---------- Collected material

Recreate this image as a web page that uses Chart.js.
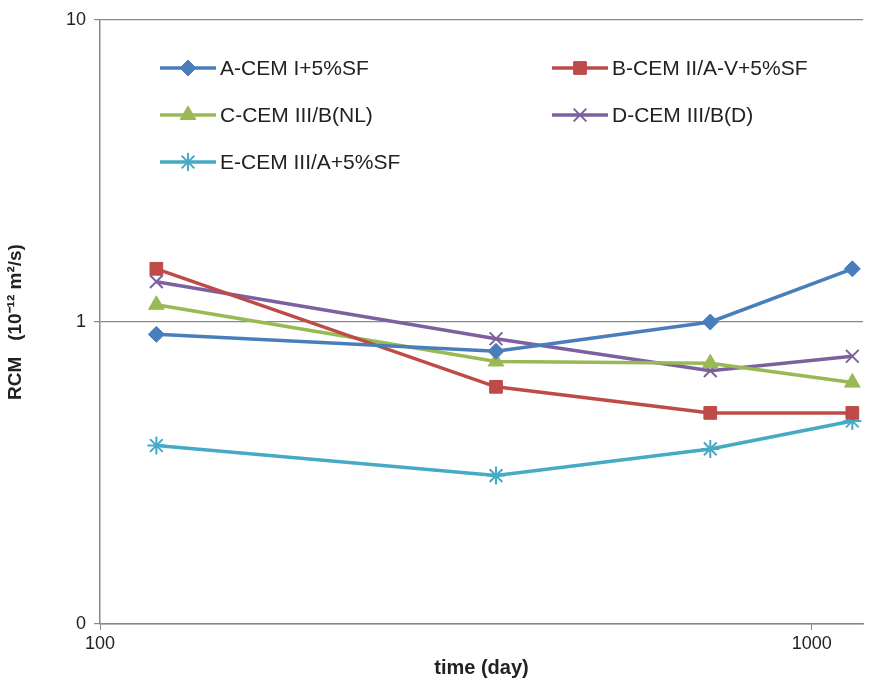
<!DOCTYPE html>
<html><head><meta charset="utf-8">
<script src="https://cdn.jsdelivr.net/npm/chart.js@4"></script>
<style>html,body{margin:0;padding:0;background:#fff}#w{width:874px;height:684px}</style>
</head><body><div id="w"><canvas id="c"></canvas></div>
<script>
const days = [120, 360, 720, 1140];
const seriesA = [0.91, 0.80, 1.0, 1.5];
const seriesB = [1.5, 0.61, 0.50, 0.50];
const seriesC = [1.14, 0.74, 0.73, 0.63];
const seriesD = [1.36, 0.88, 0.69, 0.77];
const seriesE = [0.39, 0.31, 0.38, 0.47];
const names = ['A-CEM I+5%SF','B-CEM II/A-V+5%SF','C-CEM III/B(NL)','D-CEM III/B(D)','E-CEM III/A+5%SF'];
const yTicks = [0.1, 1, 10];
const xTicks = [100, 1000];
const colors = ['#4a7ebb','#be4b48','#98b954','#7d60a0','#46aac5'];
const styles = ['rectRot','rect','triangle','crossRot','star'];
const sizes = [8,9,9,9,9];
const all = [seriesA,seriesB,seriesC,seriesD,seriesE];
const datasets = all.map((s,i)=>({label:names[i],data:s.map((v,j)=>({x:days[j],y:v})),borderColor:colors[i],backgroundColor:colors[i],borderWidth:3.5,pointStyle:styles[i],pointRadius:sizes[i],pointBorderWidth:(styles[i]==='crossRot'||styles[i]==='star')?2:1,tension:0}));
const legendPlugin={id:'lg',afterDraw(ch){const ctx=ch.ctx;const pos=[[160,68],[552,68],[160,115],[552,115],[160,162]];
ch.data.datasets.forEach((d,i)=>{const [x,y]=pos[i];ctx.save();ctx.strokeStyle=d.borderColor;ctx.lineWidth=3.5;ctx.beginPath();ctx.moveTo(x,y);ctx.lineTo(x+56,y);ctx.stroke();
ctx.fillStyle=d.borderColor;ctx.lineWidth=d.pointBorderWidth;Chart.helpers.drawPoint(ctx,{pointStyle:d.pointStyle,radius:d.pointRadius,rotation:0,borderWidth:d.pointBorderWidth},x+28,y);
ctx.fillStyle='#222';ctx.font='21px "Liberation Sans", Arial';ctx.textBaseline='middle';ctx.fillText(d.label,x+60,y+1);ctx.restore();});}};
new Chart(document.getElementById('c'),{type:'line',data:{datasets},plugins:[legendPlugin],
options:{responsive:true,maintainAspectRatio:false,animation:false,layout:{padding:{left:0,right:6,top:20,bottom:0}},
plugins:{legend:{display:false},tooltip:{enabled:false}},
scales:{
x:{type:'logarithmic',min:100,max:1180,afterFit(s){s.height=60;},afterBuildTicks(s){s.ticks=xTicks.map(v=>({value:v}));},
ticks:{color:'#222',font:{size:18,family:'"Liberation Sans", Arial'},callback:v=>String(v),maxRotation:0},
grid:{display:true,drawOnChartArea:false,tickLength:6,color:'#888'},border:{color:'#888',width:1.5},
title:{display:true,text:'time (day)',color:'#222',font:{size:20,weight:'bold',family:'"Liberation Sans", Arial'},padding:{top:0}}},
y:{type:'logarithmic',min:0.1,max:10,afterFit(s){s.width=100;},afterBuildTicks(s){s.ticks=yTicks.map(v=>({value:v}));},
ticks:{color:'#222',font:{size:18,family:'"Liberation Sans", Arial'},callback:v=>v===0.1?'0':String(v),padding:8},
grid:{color:'#888',lineWidth:1.2,tickLength:6},border:{color:'#888',width:1.5},
title:{display:true,text:'RCM   (10⁻¹² m²/s)',color:'#222',font:{size:19,weight:'bold',family:'"Liberation Sans", Arial'}}}}}});
</script></body></html>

--------------------

# Written request
Go through the listing above and write it out again exactly, dropping the pictures.

# Expected answer
Recreate this image as a web page that uses Chart.js.
<!DOCTYPE html>
<html><head><meta charset="utf-8">
<script src="https://cdn.jsdelivr.net/npm/chart.js@4"></script>
<style>html,body{margin:0;padding:0;background:#fff}#w{width:874px;height:684px}</style>
</head><body><div id="w"><canvas id="c"></canvas></div>
<script>
const days = [120, 360, 720, 1140];
const seriesA = [0.91, 0.80, 1.0, 1.5];
const seriesB = [1.5, 0.61, 0.50, 0.50];
const seriesC = [1.14, 0.74, 0.73, 0.63];
const seriesD = [1.36, 0.88, 0.69, 0.77];
const seriesE = [0.39, 0.31, 0.38, 0.47];
const names = ['A-CEM I+5%SF','B-CEM II/A-V+5%SF','C-CEM III/B(NL)','D-CEM III/B(D)','E-CEM III/A+5%SF'];
const yTicks = [0.1, 1, 10];
const xTicks = [100, 1000];
const colors = ['#4a7ebb','#be4b48','#98b954','#7d60a0','#46aac5'];
const styles = ['rectRot','rect','triangle','crossRot','star'];
const sizes = [8,9,9,9,9];
const all = [seriesA,seriesB,seriesC,seriesD,seriesE];
const datasets = all.map((s,i)=>({label:names[i],data:s.map((v,j)=>({x:days[j],y:v})),borderColor:colors[i],backgroundColor:colors[i],borderWidth:3.5,pointStyle:styles[i],pointRadius:sizes[i],pointBorderWidth:(styles[i]==='crossRot'||styles[i]==='star')?2:1,tension:0}));
const legendPlugin={id:'lg',afterDraw(ch){const ctx=ch.ctx;const pos=[[160,68],[552,68],[160,115],[552,115],[160,162]];
ch.data.datasets.forEach((d,i)=>{const [x,y]=pos[i];ctx.save();ctx.strokeStyle=d.borderColor;ctx.lineWidth=3.5;ctx.beginPath();ctx.moveTo(x,y);ctx.lineTo(x+56,y);ctx.stroke();
ctx.fillStyle=d.borderColor;ctx.lineWidth=d.pointBorderWidth;Chart.helpers.drawPoint(ctx,{pointStyle:d.pointStyle,radius:d.pointRadius,rotation:0,borderWidth:d.pointBorderWidth},x+28,y);
ctx.fillStyle='#222';ctx.font='21px "Liberation Sans", Arial';ctx.textBaseline='middle';ctx.fillText(d.label,x+60,y+1);ctx.restore();});}};
new Chart(document.getElementById('c'),{type:'line',data:{datasets},plugins:[legendPlugin],
options:{responsive:true,maintainAspectRatio:false,animation:false,layout:{padding:{left:0,right:6,top:20,bottom:0}},
plugins:{legend:{display:false},tooltip:{enabled:false}},
scales:{
x:{type:'logarithmic',min:100,max:1180,afterFit(s){s.height=60;},afterBuildTicks(s){s.ticks=xTicks.map(v=>({value:v}));},
ticks:{color:'#222',font:{size:18,family:'"Liberation Sans", Arial'},callback:v=>String(v),maxRotation:0},
grid:{display:true,drawOnChartArea:false,tickLength:6,color:'#888'},border:{color:'#888',width:1.5},
title:{display:true,text:'time (day)',color:'#222',font:{size:20,weight:'bold',family:'"Liberation Sans", Arial'},padding:{top:0}}},
y:{type:'logarithmic',min:0.1,max:10,afterFit(s){s.width=100;},afterBuildTicks(s){s.ticks=yTicks.map(v=>({value:v}));},
ticks:{color:'#222',font:{size:18,family:'"Liberation Sans", Arial'},callback:v=>v===0.1?'0':String(v),padding:8},
grid:{color:'#888',lineWidth:1.2,tickLength:6},border:{color:'#888',width:1.5},
title:{display:true,text:'RCM   (10⁻¹² m²/s)',color:'#222',font:{size:19,weight:'bold',family:'"Liberation Sans", Arial'}}}}}});
</script></body></html>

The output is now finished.